Solving Constants a & b for Electric Field E - Curl & Divergence

[galipop]

Hi All,

Given electric field E=c(2bxy,x^2+ay^2), I need to determine the constants a and b such that CURL E = 0 and DIV E = 0. I'm also given a path from (0,0) , (1,0) and (1,1).

Ok so the curl = 0+0+cx(2-b) = 0
and the divergence = 2cy(b+a) = 0

How do I solve for a and b at this stage given so many variables?

Also how do I compute the potential in this case.

 

[Doc Al]

Ok so the curl = 0+0+cx(2-b) = 0
and the divergence = 2cy(b+a) = 0

How do I solve for a and b at this stage given so many variables?

First, recheck your expression for the curl.

Then ask yourself: what must "b" be to make the curl always zero (that is, for any value of x and y)?

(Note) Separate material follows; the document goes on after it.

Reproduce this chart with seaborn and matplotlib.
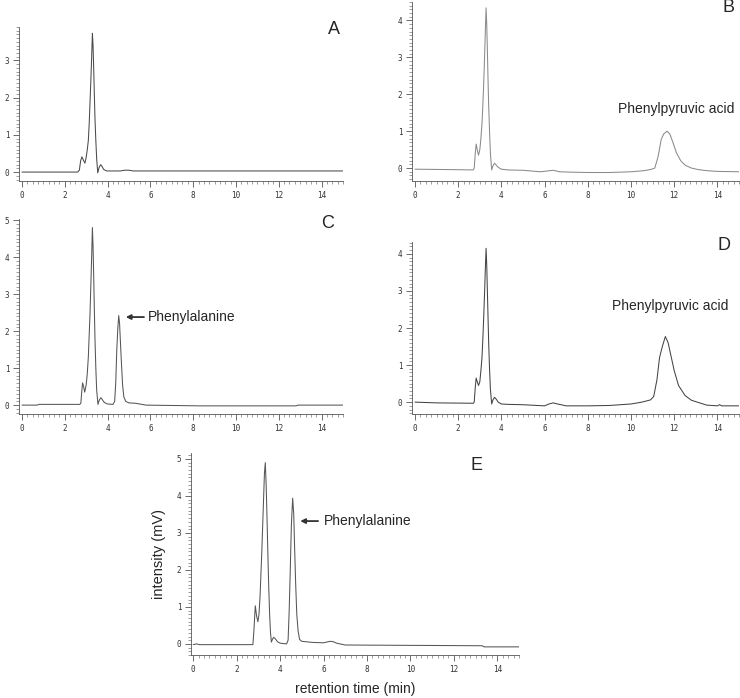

What must be the relation between "b" and "a" to make the divergence always zero?

 

[galipop]

ok so I redid the curl and got 2xc(1-b) = 0

therefore b=1 to satisfy that the curl = 0
and a=-1 so that the div = 0 :)

ok that was easy after all...


now how do I compute the potential?

 

[arildno]

Given potential $$\Phi$$ you must have:
$$\frac{\partial\Phi}{\partial{x}}=2bcxy$$
and
$$\frac{\partial\Phi}{\partial{y}}=c(x^{2}+ay^{2})$$
How can you use these equations to determine $$\Phi$$ ?

 

[arunma]

Remember also that when you integrate with respect to one variable, the "constant" will actually be a function of the other variable.

Actually, I tried working this problem out for you. But the answer I kept getting was slightly off from what the real potential should be (sorry, it's been a couple years since I took multivariable). In any case, the answer should be f(x,y) = (1/3)acy³ + cx²y. But definitely do arildno's method and make sure that you get this answer (professors don't react to well to answers without work, as I'm sure we've all experienced).

 

[HallsofIvy]

Given potential $$\Phi$$ you must have:
$$\frac{\partial\Phi}{\partial{x}}=2bcxy$$
and
$$\frac{\partial\Phi}{\partial{y}}=c(x^{2}+ay^{2})$$
How can you use these equations to determine $$\Phi$$ ?

Notice that by differentiating the first equation with respect to y, $\frac{\partial^2\Phi}{\partial x\partial y}= 2bcx$ and by differentiating the second equation with respect to x, $\frac{\partial^2\Phi}{\partial y\partial x}= 2cx$. Since, for any function with continuous second partials, the two mixed partial derivatives must be equal this is possible only if b= 1. Otherwise there is no $\Phi(x,y)$ that has those derivatives.

Integrating the first equation with respect to x, treating y as a constant, $\Phi= bcx^2y+ f(y)$ (the "constant" of integration may depend on y).

Differentiating THAT equation with respect to y, we get $\frac{\partial\Phi}{\partial y}= bcx^2+ \frac{df}{dy}$.

Comparing that with the second given equation, we must have
$bcx^2+ \frac{df}{dy}= cx^{2}+acy^{2}$.

In order for that to be true, the terms involving x must cancel which happens only for b= 1. Taking b= 1 we can cancel that term and have
$\frac{df}{dy}= acy^2$. Integrating that, $f(y)= \frac{1}{3}acy^3+ C$. Because f depends only on y, C really is a constant.
Putting those together, we have:
$\Phi(x,y)= cx^2y+\frac{1}{3}acy^3+ C$
as long as b= 1. If b is not 1, there is no such function.

 

[arildno]

HallsofIvy:
Since the first part of the exercise was to determine those values of a and b which gives zero curl(&divergence,) those are the ones that were implied to be used in my example.
(The existence of the potential has therefore been assured by these choices)

 

[arunma]

That's why I kept messing up when I tried to actually calculate the potential! I forgot that b must equal 1.

Also I completely forgot about Clairaut's theorem. Amazing how much stuff there is to forget in math.

 

[galipop]

Thanks guys...

Arunma, how did you know the solution without being able to derive it correctly?